Energiearmut trifft nicht nur die Wirtschaft armer Länder und führt zu einem Verlust an Gestaltungschancen für die dort lebenden Menschen, sondern erschüttert auch die Stabilität fragiler Staaten und junger Demokratien. Die einseitige Entwicklung des exportorientierten Energiesektors geht auf Kosten anderer Sektoren der Volkswirtschaft. Dadurch wachsen bestehende soziale Unterschiede und steigen politische Spannungen. Dabei macht es meist keinen Unterschied, ob private multinationale Konzerne oder staatliche Energieunternehmen die Branche beherrschen. In Russland, dem Iran oder Venezuela ging die Verstaatlichung der Energieindustrie auch mit einem Abbau der Demokratie und einer aggressiven Außenpolitik einher.
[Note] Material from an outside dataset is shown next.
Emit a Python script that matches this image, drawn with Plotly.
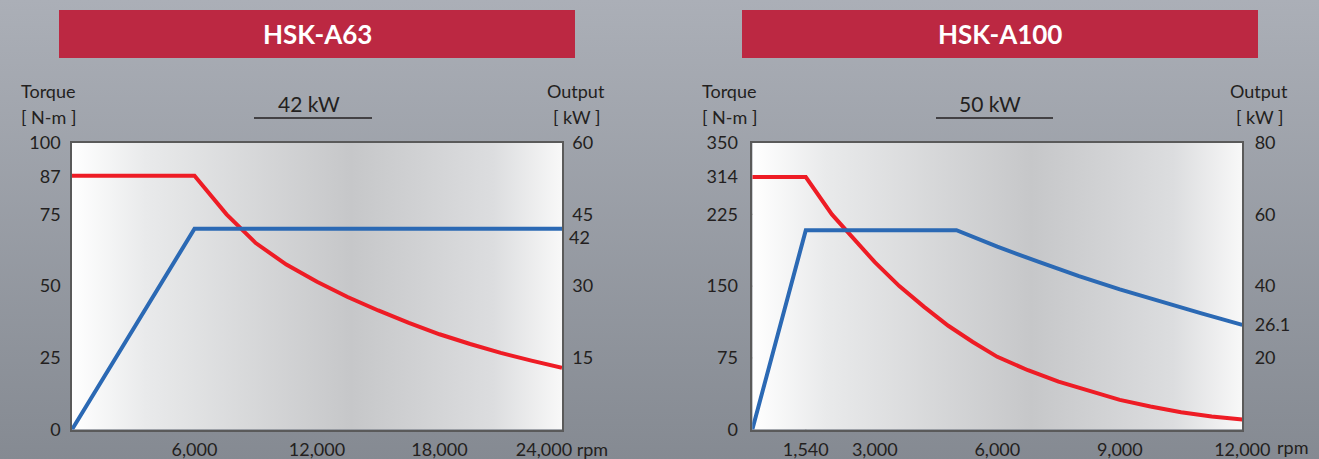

Die beste Chance für arme Länder, der Falle Energiearmut zu entkommen, bestünde darin, ihren eigenen nachhaltigen Weg in der Energieversorgung zu gehen. Die ineffiziente Wirtschaft der am wenigsten entwickelten Länder verbraucht heute doppelt so viel Energie pro Einheit wirtschaftlicher Leistung wie die der westlichen Industrieländer. Das Energieeinsparpotenzial wäre enorm, wenn in die entsprechende technische Ausstattung investiert würde. Eine weitere Alternative zum Import teurer fossiler Energieträger wäre es, einheimische Ressourcen besser zu nutzen. In vielen landwirtschaftlich geprägten Entwicklungsländern kann Biomasse zum Heizen sowie zur Elektrizitätserzeugung und Äthanol aus Getreide als Benzinersatz genutzt werden. Wind- und Solarenergie sind vor allem für abgelegene Standorte, die durch das nationale Elektrizitätsnetz nicht erreicht werden können, eine gute Alternative. Moderne Entwicklungszusammenarbeit stellt deshalb den Zugang aller zu erschwinglicher Energie aus erneuerbaren Quellen in ihren Mittelpunkt.